Rohani non sarebbe stato eletto senza il consenso della guida suprema, l’ayatollah Ali Khamenei, e senza quello dei custodi della Rivoluzione. È stato scelto proprio perché ha un passato da negoziatore e, allo stesso tempo, fa parte del clero. Anche Saeed Jalili è un negoziatore, ma non appartiene al clero. Rohani è considerato un moderato e un riformista. In questo frangente, probabilmente, si è accettato che fosse lui alla presidenza per evitare che si ripetano le violente proteste del 2009. Ci si è voluti liberare di Ahmadinejad e della sua eredità politica.
In che senso Rohani è un moderato?
Nel senso che non è un conservatore. Detto questo non necessariamente proverà a fare riforme costituzionali. È moderato perché è vicino a Khatami e Rafsanjani e ha detto che si ritiene pronto a negoziare con l’Occidente. Questi sono gli unici punti in cui si differenzia rispetto a quelli che erano i suoi avversari, Mohammad Bagher Qalibaf e Saeed Jalili.
Quali saranno le prossime mosse del nuovo Presidente?
Innanzitutto ha bisogno di rinsaldare il proprio potere ottenendo la legittimazione della guida suprema. Ha bisogno di garanzie per poter procedere in modo sicuro e intraprendere il nuovo negoziato. Penso che si comporterà in modo più razionale rispetto ai suoi predecessori, anche solo per il fatto che il Paese si trova in una situazione economica molto grave e non può fare passi falsi. Certamente proverà a salvare la faccia senza apparire come quello che fa fare inversione a U al Paese. Ma allo stesso tempo accetterà alcune condizioni dell’Occidente. Soprattutto perché - e penso sia la ragione per cui è stato eletto - il negoziato è una garanzia perché non avvenga un attacco da parte israeliana. Oggi Israele è in una situazione scomoda e si è visto un po’ dalla reazione di Netanyahu. Il nemico iraniano appare oggi un po’ meno cattivo, dunque ci sono meno ragioni per mostrare i muscoli. Ora il mondo dirà: date una chance a Rohani. Allo stesso modo l’amministrazione Obama ora ha le mani legate perché deve attendere come si comporterà il nuovo Presidente.

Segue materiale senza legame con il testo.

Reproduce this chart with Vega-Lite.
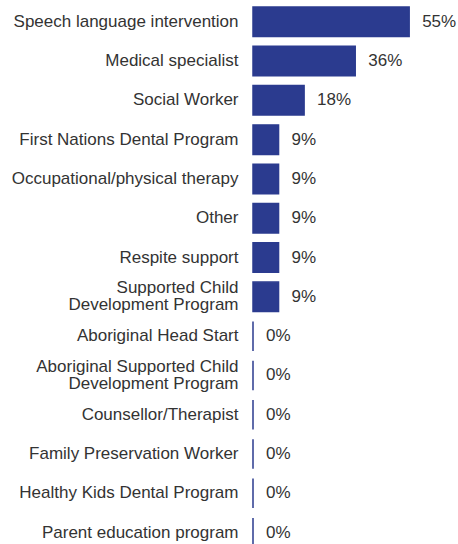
{
  "$schema": "https://vega.github.io/schema/vega-lite/v6.json",
  "autosize": "none",
  "width": 205,
  "height": 537,
  "padding": {"left": 253, "top": 7, "right": 0, "bottom": 0},
  "background": "white",
  "config": {"view": {"stroke": null}, "font": "Liberation Sans"},
  "data": {"values": [
    {"service": "Speech language intervention", "pct": 55, "order": 1},
    {"service": "Medical specialist", "pct": 36, "order": 2},
    {"service": "Social Worker", "pct": 18, "order": 3},
    {"service": "First Nations Dental Program", "pct": 9, "order": 4},
    {"service": "Occupational/physical therapy", "pct": 9, "order": 5},
    {"service": "Other", "pct": 9, "order": 6},
    {"service": "Respite support", "pct": 9, "order": 7},
    {"service": "Supported Child|Development Program", "pct": 9, "order": 8},
    {"service": "Aboriginal Head Start", "pct": 0, "order": 9},
    {"service": "Aboriginal Supported Child|Development Program", "pct": 0, "order": 10},
    {"service": "Counsellor/Therapist", "pct": 0, "order": 11},
    {"service": "Family Preservation Worker", "pct": 0, "order": 12},
    {"service": "Healthy Kids Dental Program", "pct": 0, "order": 13},
    {"service": "Parent education program", "pct": 0, "order": 14}
  ]},
  "encoding": {
    "y": {
      "field": "service", "type": "nominal",
      "sort": {"field": "order", "order": "ascending"},
      "scale": {"paddingInner": 0.25, "paddingOuter": 0, "range": [0, 540.4]},
      "axis": {
        "title": null, "domain": false, "ticks": false,
        "labelFontSize": 17, "labelColor": "#333333", "labelPadding": 15,
        "labelLimit": 300, "labelLineHeight": 17,
        "labelOffset": {"condition": {"test": "indexof(datum.label, '|') >= 0", "value": -8.5}, "value": 0},
        "labelExpr": "split(datum.label, '|')"
      }
    },
    "x": {
      "field": "pct", "type": "quantitative",
      "scale": {"domain": [0, 72.2], "nice": false},
      "axis": null
    }
  },
  "layer": [
    {"mark": {"type": "bar", "color": "#2b3b8f", "stroke": "#2b3b8f", "strokeWidth": 1.5}},
    {"mark": {"type": "text", "align": "left", "baseline": "middle", "dx": 13, "fontSize": 17, "color": "#333333", "text": {"expr": "datum.pct + '%'"}}}
  ]
}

Ma Rohani ha già detto che il programma nucleare andrà avanti.
Il programma nucleare continuerà, ma non nello stesso modo. Ci sono due temi sul tavolo dei negoziati: la Siria e il nucleare. Sono due questioni che vanno in parallelo. Ora gli iraniani suggeriscono che possono risolvere il problema siriano - assieme alla Russia - a patto che vengano tolte le sanzioni internazionali imposte per l’avanzamento del programma nucleare. E alla fine io penso che continuerà, ma in un modo pacifico. Nel dettaglio, poi, si discuterà della percentuale di uranio arricchito che l’Iran potrà produrre.
Qual è l’obiettivo sul fronte siriano?
Teheran vuole l’egemonia e la supremazia in Medio Oriente. Quella che sta giocando è una partita a poker con l’Arabia Saudita, la Turchia e Israele. Quali sono le sue carte? Hezbollah in Libano, Hamas in Palestina, Moqtada al Sadr in Iraq. E sono carte importanti. Hanno perso le carte dell’Egitto e della Tunisia che sono andate ai sauditi. E hanno anche perso la carta dell’economia: ora il modello turco sembra essere quello vincente. Ma allo stesso tempo la loro influenza sui gruppi radicali negli altri Paesi è molto forte e possono dire di essere il modello per combattere l’imperialismo occidentale. Così ad americani e europei dicono: dovete trattare con noi se non volete che vi scateniamo contro i nostri alleati nella regione. Se non si vuole che scoppino conflitti settari in tutto il Medio Oriente è nelle cose che si debba venire a patti con l’Iran. E gli iraniani questo lo sanno. Sarebbe sbagliato pensare che abbiano già perso la partita. Sono ancora molto forti.